If you feel you are the victim of discrimination in the workplace, please call our office at (973)239-4400 or fill out our Contact Form and we will send you an Employment Questionnaire for you to complete that will help to determine if we can assist you in pursuing legal action against those responsible.
Employment Discrimination can take many forms, some of which include Race, Sex/Gender, Sexual Harassment, Disability/Handicap, and Age Discrimination.
The New Jersey Law Against Discrimination (NJLAD) protects against all of these forms of discrimination and is widely recognized as one of the most powerful and stringent anti-discrimination statutes in the nation. The NJLAD was enacted to completely eradicate discrimination in New Jersey workplaces.
Federally, Title VII of the Civil Rights Act of 1964 and other laws also cover many of these forms of discrimination including race, color, religion, sex or national origin.
This form of discrimination can be manifested on the basis of race, ethnicity, nationality, stereotypes or associations with people of a certain race of color and is prohibited under the New Jersey Law Against Discrimination (NJLAD). Federally, the law protecting against such discrimination falls under Title VII of the Civil Rights Act of 1964 and applies to employers with 15 or more employees. It also protects against a hostile work environment created through racial or ethnic slurs, jokes or derogatory comments or any other offensive workplace conduct based on race or color.
Sex or Gender Discrimination
The New Jersey Law Against Discrimination (NJLAD) makes it illegal for employers to discriminate in any aspect of employment on the basis of gender. It also prohibits employers from making employment decisions about employees based on gender stereotypes and assumptions. Other Federal laws prohibiting sex discrimination include Title VII of the Civil Rights Act of 1964, the Equal Pay Act of 1963 and the Pregnancy Discrimination Act of 1978. Sex discrimination can also include bias based on sexual orientation, pregnancy, childbirth, marital status or parental status.
Sexual harassment is considered a form of sex discrimination and is therefore prohibited by the New Jersey Law Against Discrimination (NJLAD) as well as Title VII of the Civil Rights Act of 1964. According to the New Jersey Supreme Court’s seminal decision in Lehmann v. Toys ‘R’ Us, Inc., 132 N.J. 587 (1993), sexual harassment is defined as unwelcome sexual advances, requests for sexual favors, or other verbal or physical conduct of a sexual nature and can fall into two categories:
1. Quid Pro Quo Sexual Harassment: Essentially “sexual bribery” (promising of benefits) and “sexual coercion”.

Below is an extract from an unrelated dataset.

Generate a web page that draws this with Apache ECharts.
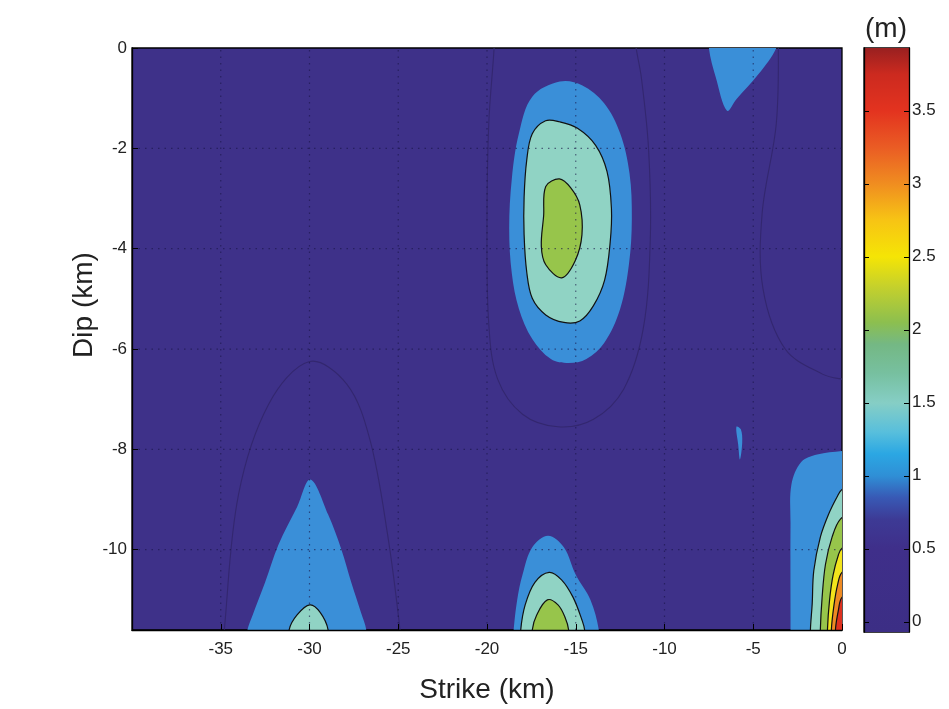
<!DOCTYPE html>
<html>
<head>
<meta charset="utf-8">
<script src="https://cdn.jsdelivr.net/npm/echarts@6/dist/echarts.min.js"></script>
<style>
  html, body { margin: 0; padding: 0; background: #ffffff; }
  #chart { width: 949px; height: 709px; }
</style>
</head>
<body>
<div id="chart"></div>
<script>
// ---- Fault plane extent and ticks (km) ----
const strikeRange = [-40, 0];
const dipRange = [-11.6, 0];
const strikeTicks = [-35, -30, -25, -20, -15, -10, -5, 0];
const dipTicks = [0, -2, -4, -6, -8, -10];

// ---- Slip colour scale (m) ----
const slipRange = [-0.07, 3.93];
const colorbarTicks = [0, 0.5, 1, 1.5, 2, 2.5, 3, 3.5];
const slipLevels = [1.0, 1.5, 2.0, 2.5, 3.0, 3.5];

// ---- Filled contour regions: areas where slip >= level, outlines as [strike, dip] ----
const slipAbove10 = [
  [[-15.9,-0.67],[-17.45,-0.97],[-18.2,-1.7],[-18.6,-2.6],[-18.75,-3.6],[-18.6,-4.5],[-18.2,-5.2],[-17.45,-5.8],[-16.4,-6.2],[-15.4,-6.28],[-14.4,-6.2],[-13.4,-5.88],[-12.5,-5.2],[-12.0,-4.3],[-11.84,-3.4],[-11.97,-2.5],[-12.5,-1.7],[-13.4,-1.1],[-14.65,-0.74]],
  [[-7.5,0.5],[-7.5,0],[-7.1,-0.6],[-6.48,-1.25],[-5.95,-1.02],[-4.7,-0.52],[-3.7,0],[-3.4,0.5]],
  [[-5.95,-7.55],[-5.7,-7.6],[-5.62,-7.85],[-5.75,-8.2],[-5.85,-7.9]],
  [[-33.8,-12.2],[-33.5,-11.6],[-33.2,-11.3],[-32.5,-10.65],[-31.75,-9.9],[-30.7,-9.15],[-29.95,-8.6],[-28.95,-9.3],[-28.2,-10.0],[-27.65,-10.65],[-27.1,-11.25],[-26.8,-11.6],[-26.7,-12.2]],
  [[-18.6,-12.2],[-18.5,-11.6],[-18.3,-11.0],[-18.0,-10.5],[-17.45,-9.95],[-16.56,-9.72],[-15.67,-9.95],[-15.0,-10.5],[-14.17,-11.0],[-13.7,-11.6],[-13.6,-12.2]],
  [[-2.9,-12.2],[-2.9,-11.6],[-2.9,-9.5],[-2.85,-8.7],[-2.3,-8.25],[-1.4,-8.1],[0,-8.03],[0.6,-8.0],[0.6,-12.2]]
];
const slipAbove15 = [
  [[-16.7,-1.45],[-17.45,-1.71],[-17.76,-2.23],[-17.91,-2.98],[-17.91,-3.72],[-17.76,-4.47],[-17.45,-4.99],[-16.69,-5.32],[-15.67,-5.47],[-14.77,-5.44],[-14.01,-5.14],[-13.37,-4.62],[-13.06,-3.87],[-12.99,-3.2],[-13.24,-2.46],[-13.88,-1.94],[-14.9,-1.6],[-15.92,-1.47]],
  [[-31.2,-12.2],[-31.15,-11.6],[-30.7,-11.3],[-29.98,-11.1],[-29.4,-11.25],[-28.95,-11.6],[-28.9,-12.2]],
  [[-18.15,-12.2],[-18.1,-11.6],[-17.85,-11.1],[-17.3,-10.65],[-16.5,-10.45],[-15.8,-10.6],[-15.15,-10.95],[-14.65,-11.4],[-14.5,-11.6],[-14.45,-12.2]],
  [[-1.8,-12.2],[-1.78,-11.6],[-1.68,-11.08],[-1.59,-10.42],[-1.22,-9.75],[-0.75,-9.29],[-0.28,-8.95],[0,-8.8],[0.6,-8.75],[0.6,-12.2]]
];
const slipAbove20 = [
  [[-15.92,-2.61],[-16.69,-2.76],[-16.81,-3.35],[-16.94,-3.95],[-16.69,-4.32],[-15.79,-4.58],[-15.03,-4.24],[-14.65,-3.72],[-14.77,-3.13],[-15.28,-2.79]],
  [[-17.5,-12.2],[-17.45,-11.6],[-17.2,-11.3],[-16.6,-11.0],[-16.0,-11.1],[-15.6,-11.35],[-15.4,-11.6],[-15.35,-12.2]],
  [[-1.22,-12.2],[-1.22,-11.6],[-1.12,-10.95],[-0.93,-10.29],[-0.56,-9.75],[-0.09,-9.39],[0.6,-9.3],[0.6,-12.2]]
];
const slipAbove25 = [
  [[-0.82,-12.2],[-0.82,-11.6],[-0.7,-11.0],[-0.5,-10.5],[-0.2,-10.1],[0,-9.97],[0.6,-9.9],[0.6,-12.2]]
];
const slipAbove30 = [
  [[-0.6,-12.2],[-0.6,-11.6],[-0.45,-11.1],[-0.25,-10.7],[0,-10.45],[0.6,-10.4],[0.6,-12.2]]
];
const slipAbove35 = [
  [[-0.37,-12.2],[-0.37,-11.6],[-0.2,-11.2],[0,-10.95],[0.6,-10.9],[0.6,-12.2]]
];
const slipRegions = [slipAbove10, slipAbove15, slipAbove20, slipAbove25, slipAbove30, slipAbove35];

// Low-slip (0.5 m) contour lines inside the background band
const slipLine05 = [
  [[-19.6,0.3],[-19.6,0],[-19.9,-1.5],[-20.0,-3.5],[-19.9,-5.5],[-19.4,-6.6],[-18.0,-7.3],[-16.0,-7.55],[-14.0,-7.4],[-12.3,-6.8],[-11.2,-5.6],[-10.8,-3.8],[-10.9,-2.0],[-11.3,-0.6],[-11.6,0],[-11.7,0.3]],
  [[-34.9,-12.2],[-34.8,-11.6],[-34.0,-8.9],[-32.3,-7.1],[-30.0,-6.25],[-27.9,-6.7],[-26.6,-7.8],[-25.6,-9.7],[-24.9,-11.6],[-24.8,-12.2]],
  [[-3.6,0.3],[-3.7,-1.5],[-4.5,-3.3],[-4.45,-4.8],[-3.2,-6.0],[-1.1,-6.5],[0,-6.6],[0.6,-6.6]]
];

// ---- Styling ----
const backgroundFill = '#3e3189';
const bandFills = ['#3a8fd8', '#90d3c4', '#97c54b', '#f3e41c', '#ee8a23', '#de311f'];
const bandStrokes = [null, '#111', '#111', '#111', '#111', '#111'];
const colormapStops = [
  [-0.07, '#3c2e85'], [0.5, '#3f2f8a'], [0.7, '#3d3a95'], [0.85, '#3859b5'],
  [1.0, '#2f8fd6'], [1.15, '#2ba7e3'], [1.3, '#58bfdc'], [1.5, '#86cec5'],
  [1.7, '#77c0a0'], [1.9, '#74b884'], [2.05, '#8cbf4f'], [2.3, '#c6d12b'],
  [2.5, '#f5e505'], [2.75, '#f7c414'], [3.0, '#f08d20'], [3.25, '#ea5c24'],
  [3.5, '#e3331f'], [3.75, '#cc2a1f'], [3.93, '#992020']
];
const textColor = '#222';
const fontFamily = 'Arial, "Liberation Sans", sans-serif';

const chart = echarts.init(document.getElementById('chart'), null, { renderer: 'canvas' });

function regionSeries(regions, fill, stroke) {
  return {
    type: 'custom',
    xAxisIndex: 0,
    yAxisIndex: 0,
    clip: true,
    silent: true,
    animation: false,
    z: 2,
    data: regions.map(r => r[0]),
    renderItem: function (params, api) {
      const pts = regions[params.dataIndex].map(p => api.coord(p));
      return {
        type: 'polygon',
        shape: { points: pts, smooth: 0.35 },
        style: { fill: fill, stroke: stroke || 'none', lineWidth: stroke ? 1.2 : 0 }
      };
    }
  };
}

function lineSeries(lines, color, width, dash, z) {
  return {
    type: 'custom',
    xAxisIndex: 0,
    yAxisIndex: 0,
    clip: true,
    silent: true,
    animation: false,
    z: z,
    data: lines.map(l => l[0]),
    renderItem: function (params, api) {
      const pts = lines[params.dataIndex].map(p => api.coord(p));
      return {
        type: 'polyline',
        shape: { points: pts, smooth: dash ? 0 : 0.35 },
        style: { fill: 'none', stroke: color, lineWidth: width, lineDash: dash || null }
      };
    }
  };
}

// Dotted grid lines at every interior tick
const gridLines = [];
strikeTicks.forEach(s => { if (s > strikeRange[0] && s < strikeRange[1]) gridLines.push([[s, dipRange[0]], [s, dipRange[1]]]); });
dipTicks.forEach(d => { if (d > dipRange[0] && d < dipRange[1]) gridLines.push([[strikeRange[0], d], [strikeRange[1], d]]); });

const series = [];
series.push(lineSeries(slipLine05, '#33276f', 1.1, null, 1));
slipRegions.forEach((regions, i) => series.push(regionSeries(regions, bandFills[i], bandStrokes[i])));
series.push(lineSeries(gridLines, 'rgba(25,20,70,0.6)', 1.2, [1.5, 5], 3));

// Colour bar drawn on its own value axis
const cbStops = colormapStops.map(s => ({
  offset: (s[0] - slipRange[0]) / (slipRange[1] - slipRange[0]),
  color: s[1]
}));
series.push({
  type: 'custom',
  xAxisIndex: 1,
  yAxisIndex: 1,
  silent: true,
  animation: false,
  data: [[0, slipRange[0]]],
  renderItem: function (params, api) {
    const top = api.coord([1, slipRange[1]]);
    const bot = api.coord([0, slipRange[0]]);
    return {
      type: 'rect',
      shape: { x: bot[0], y: top[1], width: top[0] - bot[0], height: bot[1] - top[1] },
      style: { fill: new echarts.graphic.LinearGradient(0, 1, 0, 0, cbStops) }
    };
  }
});

const axisLineStyle = { show: true, onZero: false, lineStyle: { color: '#000', width: 1.3 } };
const labelStyle = { color: textColor, fontSize: 17, fontFamily: fontFamily };

const option = {
  backgroundColor: '#ffffff',
  animation: false,
  grid: [
    { left: 132, right: 107, top: 48, bottom: 79, show: true, backgroundColor: backgroundFill, borderColor: '#000', borderWidth: 1.3, containLabel: false },
    { left: 864, width: 45, top: 48, bottom: 77, show: true, borderColor: '#000', borderWidth: 1.3, containLabel: false }
  ],
  xAxis: [
    {
      type: 'value', gridIndex: 0, position: 'bottom', z: 6,
      min: strikeRange[0], max: strikeRange[1], interval: 5,
      axisLine: axisLineStyle,
      axisTick: { show: true, inside: true, length: 6, lineStyle: { color: '#000' } },
      axisLabel: Object.assign({ showMinLabel: false, margin: 11 }, labelStyle),
      splitLine: { show: false },
      name: 'Strike (km)', nameLocation: 'middle', nameGap: 46,
      nameTextStyle: { color: textColor, fontSize: 28, fontFamily: fontFamily }
    },
    {
      type: 'value', gridIndex: 1, min: 0, max: 1, show: false
    }
  ],
  yAxis: [
    {
      type: 'value', gridIndex: 0, position: 'left', z: 6,
      min: dipRange[0], max: dipRange[1],
      axisLine: axisLineStyle,
      axisTick: { show: true, inside: true, length: 6, customValues: dipTicks, lineStyle: { color: '#000' } },
      axisLabel: Object.assign({ customValues: dipTicks, margin: 5 }, labelStyle),
      splitLine: { show: false }
    },
    {
      type: 'value', gridIndex: 1, position: 'right', z: 6,
      min: slipRange[0], max: slipRange[1],
      axisLine: axisLineStyle,
      axisTick: { show: true, inside: true, length: 5, customValues: colorbarTicks, lineStyle: { color: '#000' } },
      axisLabel: Object.assign({ customValues: colorbarTicks, margin: 3 }, labelStyle),
      splitLine: { show: false }
    },
    {
      type: 'value', gridIndex: 1, position: 'left', z: 6,
      min: slipRange[0], max: slipRange[1],
      axisLine: axisLineStyle,
      axisTick: { show: true, inside: true, length: 5, customValues: colorbarTicks, lineStyle: { color: '#000' } },
      axisLabel: { show: false },
      splitLine: { show: false }
    }
  ],
  graphic: [
    {
      type: 'text', x: 886, y: 29,
      style: { text: '(m)', fill: textColor, font: '28px ' + fontFamily, textAlign: 'center', textVerticalAlign: 'middle' }
    },
    {
      type: 'text', x: 84, y: 305, rotation: Math.PI / 2,
      style: { text: 'Dip (km)', fill: textColor, font: '28px ' + fontFamily, textAlign: 'center', textVerticalAlign: 'middle' }
    }
  ],
  series: series
};

chart.setOption(option);
</script>
</body>
</html>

2. Hostile Environment Sexual Harassment: This occurs when an employee is subjected to comments of a sexual nature, unwelcome physical contact or offensive sexual materials as a regular part of the work environment.
Disability or Handicap Discrimination
The New Jersey Law Against Discrimination (NJLAD) protects against “handicap” discrimination, which is broadly defined to apply to a wide array of real and perceived medical conditions and/or disabilities. New Jersey courts have held that many types of conditions not necessarily covered under federal law, such as obesity, drug and alcohol addiction and health conditions under remission or that can be controlled through medication also qualify for protection.
The Americans with Disabilities Act (ADA) which applies to employers with 15 or more employees, also protects some of the same conditions. If an employee has a qualified disability covered under the ADA, the employer must reasonably accommodate that employee’s disability unless it would cause undue hardship to the employer. It also protects employees from discrimination based on association or relationship to disabled people.
The New Jersey Law Against Discrimination (NJLAD) protects against discrimination by employers on the basis of age. Typically, this type of discrimination is directed towards older workers. The NJLAD protects workers from discrimination irrespective of the size of the employer. Although it is more narrowly applied, the federal statute, the Age Discrimination in Employment Act of 1967 (ADEA), provides protection for certain employees who are 40 years of age or older.